協和発酵キリン


協和発酵工業が2007年にキリンホールディングスの傘下入りで合意し、2008年4月にキリンファーマの子会社化し、同10月に正式にキリンファーマと合併して、協和発酵キリンが発足しました。
協和発酵キリンのスローガンは、抗体医薬を中核としたワン・アンド・オンリーの医薬品企業への早期脱皮を目指すことです。キリンファーマは、ヒト抗体産生マウス(KMマウス)という、抗体を効率的にマウスで作り出す技術を確立しました。
KMマウス技術と協和発酵工業が開発したポテリジェント技術が融合することにより、ヒト型ポテリジェント抗体をワンステップで作れるようになります。そもそもポテリジェント技術とは、抗体にあるフコースという糖の量を低減させ、抗体がもっている標的細胞を攻撃する作用であるADCC活性を高める技術です。
抗体のADCC活性を高め、その抗体を効率的に作成できるようになれば、抗体医薬のボトルネックの一つである高い製造コストを下げることが可能となります。その意味で協和発酵工業とキリンファーマの合併は理にかなっています。

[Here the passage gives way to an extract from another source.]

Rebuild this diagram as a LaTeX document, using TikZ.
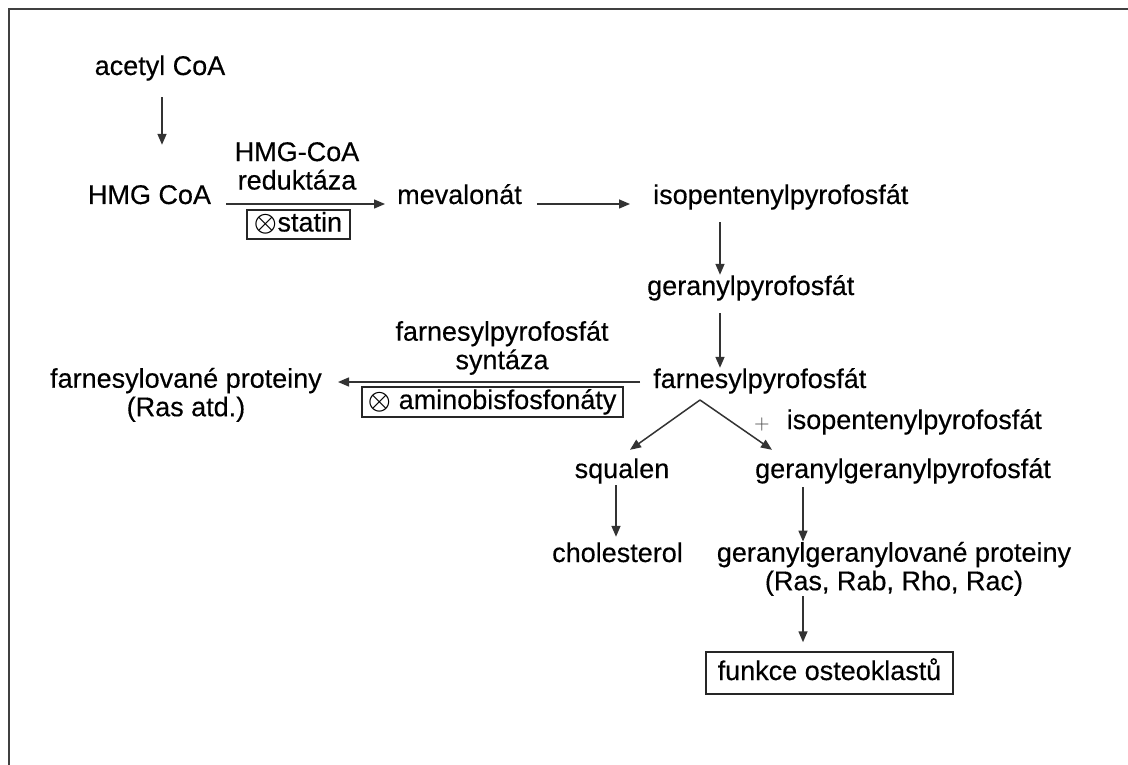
\documentclass[tikz,border=0pt]{standalone}
\usepackage{fontspec}
\setmainfont{Liberation Sans}[FakeBold=0.35]
\newfontfamily\lmmath{latinmodern-math.otf}
\newfontfamily\lmfont{lmroman10-regular.otf}
\usetikzlibrary{arrows.meta}
\begin{document}
\begin{tikzpicture}[x=1pt,y=-1pt,
  every node/.style={font=\fontsize{27}{28.5}\selectfont, inner sep=0pt},
  lbl/.style={text height=20pt,text depth=6pt},
  arr/.style={draw=black!80, line width=1.5pt, -{Triangle[length=11pt,width=9pt]}},
  box/.style={draw=black!85,line width=1.5pt, text height=20pt, text depth=6pt},
  twoline/.style={align=center},
  otimes/.style={}]
\useasboundingbox (0,0) rectangle (1128,765);
\draw[black!75,line width=2pt] (9,765) -- (9,9) -- (1128,9);

\node[lbl,anchor=base] (acetyl) at (160,75) {acetyl CoA};
\node[lbl,anchor=base] (hmg) at (149.5,204) {HMG CoA};
\node[twoline,anchor=south] (enz1) at (297,190) {HMG-CoA\\reduktáza};
\node[box,minimum width=103pt,minimum height=29pt] (statin) at (298.5,224.5) {{\lmmath\fontsize{29}{29}\selectfont ⊗}statin};
\node[lbl,anchor=base west] (meval) at (397,204) {mevalonát};
\node[lbl,anchor=base west] (ipp) at (653,204) {isopentenylpyrofosfát};
\node[lbl,anchor=base west] (gpp) at (647,295) {geranylpyrofosfát};
\node[lbl,anchor=base west] (fpp) at (653,388) {farnesylpyrofosfát};
\node[twoline,anchor=south] (enz2) at (502,375) {farnesylpyrofosfát\\syntáza};
\node[box,minimum width=261pt,minimum height=30pt] (abp) at (492.5,402) {{\lmmath\fontsize{29}{29}\selectfont ⊗} aminobisfosfonáty};
\node[twoline,anchor=south east] (farnprot) at (322,422) {farnesylované proteiny\\(Ras atd.)};
\node[anchor=base west] (ipp2) at (754,429) {{\lmfont\fontsize{20}{20}\selectfont\color{black!70}+}\hspace{17pt}isopentenylpyrofosfát};
\node[lbl,anchor=base] (sq) at (622,478) {squalen};
\node[lbl,anchor=base west] (ggpp) at (755,478) {geranylgeranylpyrofosfát};
\node[lbl,anchor=base] (chol) at (617.5,562) {cholesterol};
\node[twoline,anchor=south] (ggprot) at (894,596) {geranylgeranylované proteiny\\(Ras, Rab, Rho, Rac)};
\node[box,minimum width=247pt,minimum height=42pt] (fun) at (829.5,673) {funkce osteoklastů};

\coordinate (split) at ([xshift=47pt,yshift=-12pt]fpp.base west);

\draw[arr,shorten <=16pt,shorten >=39pt] ([xshift=2pt]acetyl.south) -- ([xshift=2pt]acetyl.south |- hmg.north);
\draw[arr,shorten <=15pt,shorten >=12pt] (hmg.base east) -- (meval.base west);
\draw[arr,shorten <=15pt,shorten >=23pt] (meval.base east) -- (ipp.base west);
\draw[arr,shorten <=12pt] ([xshift=67pt]ipp.south west) -- ([xshift=67pt]ipp.south west |- gpp.north);
\draw[arr,shorten <=12pt] ([xshift=73pt]gpp.south west) -- ([xshift=73pt]gpp.south west |- fpp.north);
\draw[arr,shorten <=13pt,shorten >=16pt] ([yshift=6pt]fpp.base west) -- ([yshift=6pt]fpp.base west -| farnprot.east);
\draw[arr] (split) -- ([xshift=8pt,yshift=8pt]sq.north);
\draw[arr] (split) -- ([xshift=17pt,yshift=8pt]ggpp.north west);
\draw[arr,shorten <=1pt,shorten >=5pt] ([xshift=-6pt]sq.south) -- ([xshift=-6pt]sq.south |- chol.north);
\draw[arr,shorten <=3pt] ([xshift=48pt]ggpp.south west) -- ([xshift=48pt]ggpp.south west |- ggprot.north);
\draw[arr,shorten >=9pt] ([xshift=-26.5pt]fun.north |- ggprot.south) -- ([xshift=-26.5pt]fun.north);
\end{tikzpicture}
\end{document}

まだポテリジェント技術を応用した個体医薬は製品化されていません。しかし、協和発酵キリンはポテリジェント技術の自社開発品への応用はもちろん、ポテリジェント技術を他社へ導出して技術導出収入を得ることも戦略として描いています。
すでにグラクソ・スミスクライン武田薬品工業がポテリジェント技術を導入しています。また、協和発酵キリンはスイスのロンザのポテリジェント技術を応用して作った抗体医薬を、ロンザの高生産性バイオ医薬品生産技術を使って生産する権利許諾契約を結びました。
抗体医薬の一貫体制作りは着々と進んでいます。協和発酵キリンのポテリジェント技術を応用した抗がん剤の登場が待たれます。
とはいえ、こうした抗体医薬が業績貢献するのは早くても2012年頃とみられています。それまでは既存事業の医薬品で利益を確保しなければなりません。
主力品である腎性貧血治療剤エスポー(米製品名ネスプ)は、人工透析の包括化と中外製薬エポジンとの競合激化で採算は厳しくなっています。抗アレルギー剤アレロックや降圧剤-狭心症治療剤コニールも、売上高はピークを迎えています。
協和発酵キリンの発足にあたって新規株式発行によるEPS希釈化が起きたことと、会計上だけとはいえキリンファーマとの合併によるのれん代の償却が年間97億円発生します。
つまり、キリンホールディングス傘下入りのためのスキームは株主には不評であったということです。キリンファーマとの合併シナジーは、抗体医薬の開発速度を上げることです。
2008年度は、米国アムジェンへのポテリジェント技術導出による一時金収入1億ドルを確保しましたが、2012年までは抗体医薬の貢献が少ないとすれば、これから2012年までの間に企業価値を高めることが、現経営陣に与えられた当面のテーマでしょう。
中期経営計画の数値目標達成は当然ですが、全臨床段階にある抗体医薬やKMマウス技術の実用化プロジェクトなどが具体的に進展すれば、協和発酵キリンは抗体医薬のメインプレーヤーとしての位置付けが明確になるでしょう。